Notícias sobre arte, cultura, turismo, gastronomia, lazer e sustentabilidade

Em aldeia Kalapalo, no Alto Xingu, abertura de estrada amplia acesso a saúde e renda, mas expõe território a não indígenas

Alto Xingu, por Kleber Patricio

FOTO: OLLIE HARDING/FLICKR.

O que é “ser indígena” e como a relação com o território também permeia transformações e mudanças no estilo de vida desses povos? Ao mesmo tempo em que recursos como uma nova estrada criam facilidades de acesso a serviços de saúde e assistência social, moradores de uma aldeia do povo indígena Kalapalo do município de Querência, no Mato Grosso, relatam temores no contato não desejados com não indígenas.  A reflexão está em artigo publicado na sexta-feira (19) na revista “Boletim do Museu Paraense Emílio Goeldi. Ciências Humanas” pela pesquisadora Marina Novo, antropóloga e pós-doutoranda no Departamento de Antropologia da Universidade Estadual de Campinas (Unicamp).

O trabalho apresenta, a partir de um estudo etnográfico prolongado, os impactos da abertura de uma estrada concluída em 2018, que liga cidades não indígenas à aldeia Aiha, uma das doze aldeias do povo Kalapalo, que habita o Alto Xingu e é formado por cerca de 900 pessoas. A pesquisa é fundamentada em diversas visitas à aldeia entre 2006 e 2022, além de atas de reuniões de governança sobre a estrada realizadas entre 2017 e 2019 e contatos com os Kalapalo em outros espaços, como nas cidades ou nas redes sociais.

De acordo com Marina Novo, o trabalho embasa e ajuda a ampliar a noção de território para além da percepção física de espaços demarcados. A abertura da estrada trouxe implicações diversas e bastante variadas, como a facilidade para transporte de pacientes e entrada e saída de profissionais de saúde da região da aldeia, explica o artigo.
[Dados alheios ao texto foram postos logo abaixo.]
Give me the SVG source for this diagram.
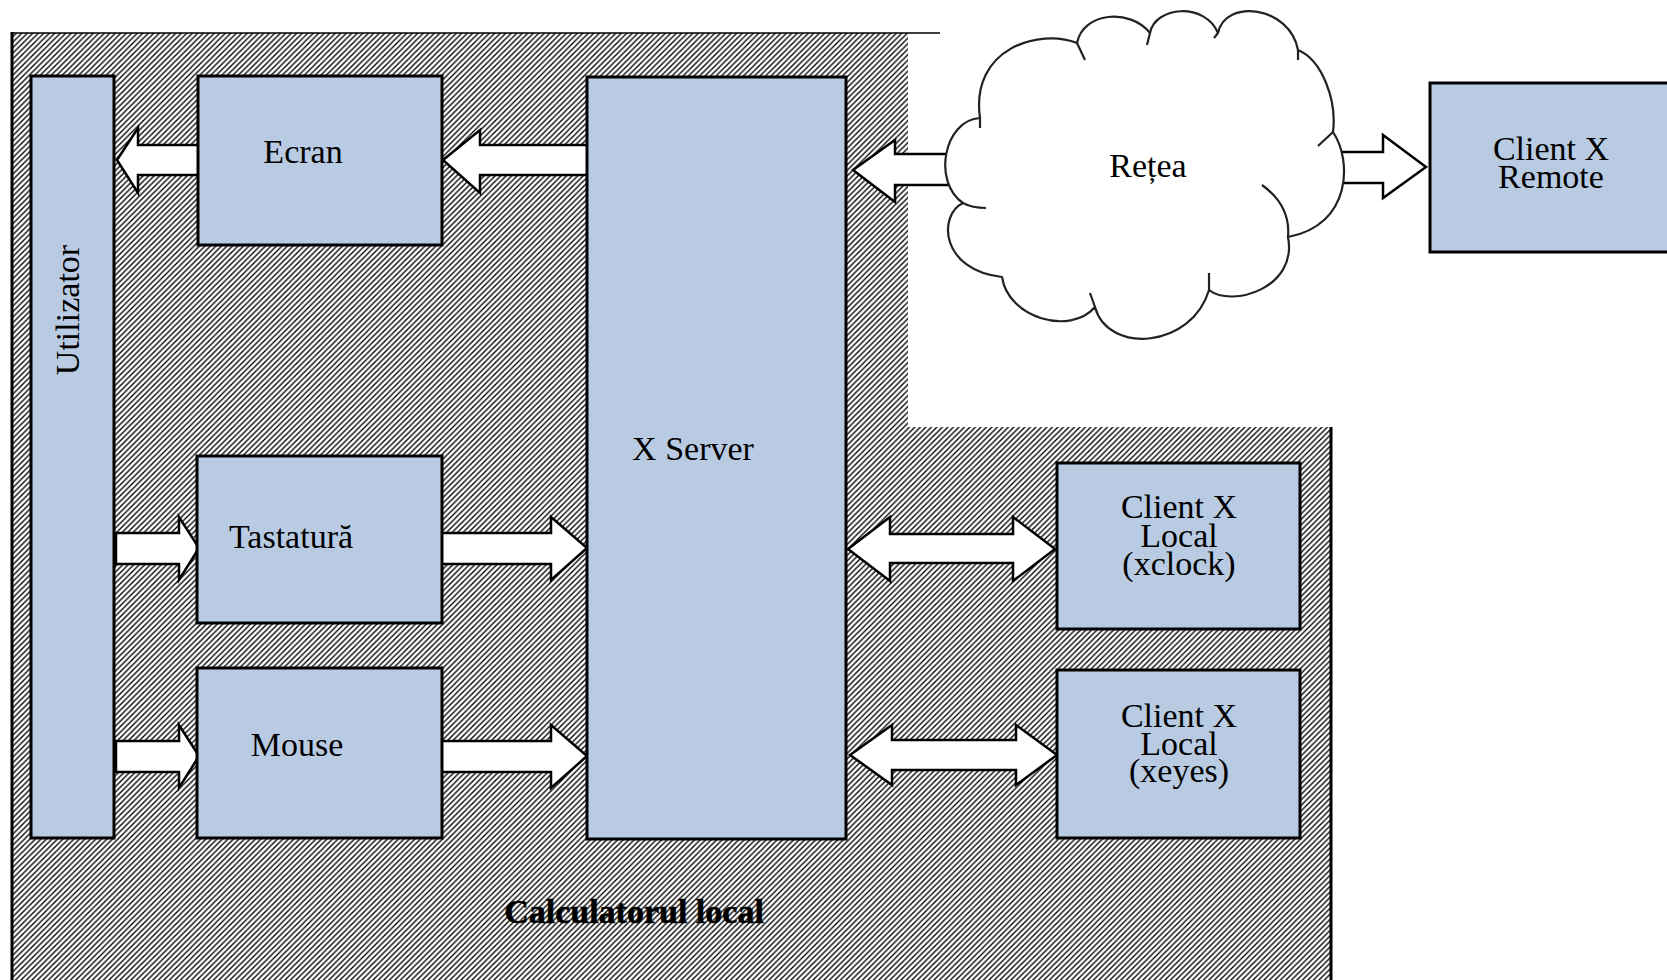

Adicionalmente, facilitou o acesso aos benefícios sociais a que eles têm direito, como aposentadorias e Bolsa Família. Além disso, as viagens à cidade ficam muito mais rápidas e baratas, diminuindo o impacto financeiro do transporte. “Considerando que os territórios são os espaços por onde eles circulam e criam conexões mais permanentes, o que eu sugiro a partir de minha pesquisa é que essa proximidade traga uma percepção de um território expandido, em que as cidades mais próximas da aldeia são, em alguma medida, integradas ao território vivido por eles”.

Aldeia Aiha em fevereiro de 2015. Foto: Marina Novo.

Território é um conceito complexo e difere muito do conceito jurídico de Terra Indígena, por exemplo, conforme explica Novo. “Vários autores já escreveram sobre isso, mas a ideia é de que Terra Indígena, como consta na legislação, são parcelas de terra delimitadas de forma mais ou menos arbitrária, considerando os modos de vida e os usos do espaço por parte das populações ali abrangidas. O conceito de território, por outro lado, é muito mais abrangente, compreendendo o território vivido e as relações estabelecidas com os diversos seres que habitam esse território, sejam eles humanos ou não humanos, e pode, nesse sentido, fazer referência a um espaço muito mais amplo do que a terra demarcada, como é minha sugestão, no caso dos Kalapalo”.

Apesar de vantagens, essa conexão com o ambiente não indígena também trouxe repercussões negativas. O trabalho aponta que a estrada aumentou significativamente a entrada de turistas (especialmente de pesca) que nem sempre têm autorização para permanência em território indígena. Segundo informações dos agentes de saúde, também aumentou a incidência de gripes e outras viroses gastrointestinais, especialmente entre as crianças. Embora desejosos de contatos com outros territórios e modos de vida, os Kalapalo buscam assegurar uma noção de “boa distância” do mundo não indígena, ressalta o artigo.

As questões levantadas pelo estudo podem contribuir para a elaboração de políticas públicas que levem em consideração a diversidade dos povos indígenas e as especificidades de suas relações com o dinheiro, os bens industrializados e com seus territórios. “A correlação dos povos indígenas com a terra é intrínseca aos seus modos de vida. Ao mesmo tempo, quando se propõe políticas públicas que sejam universais, muitas vezes as especificidades dos povos indígenas não são respeitadas e o que era para ser a garantia de um direito constitucional se transforma em uma violação de outro direito constitucional, que é o direito à diferença. Assim, pesquisas como essa podem contribuir para que cada vez mais essas especificidades e diversidades sejam olhadas e consideradas pelos gestores e tomadores de decisão”, pontua Marina Novo.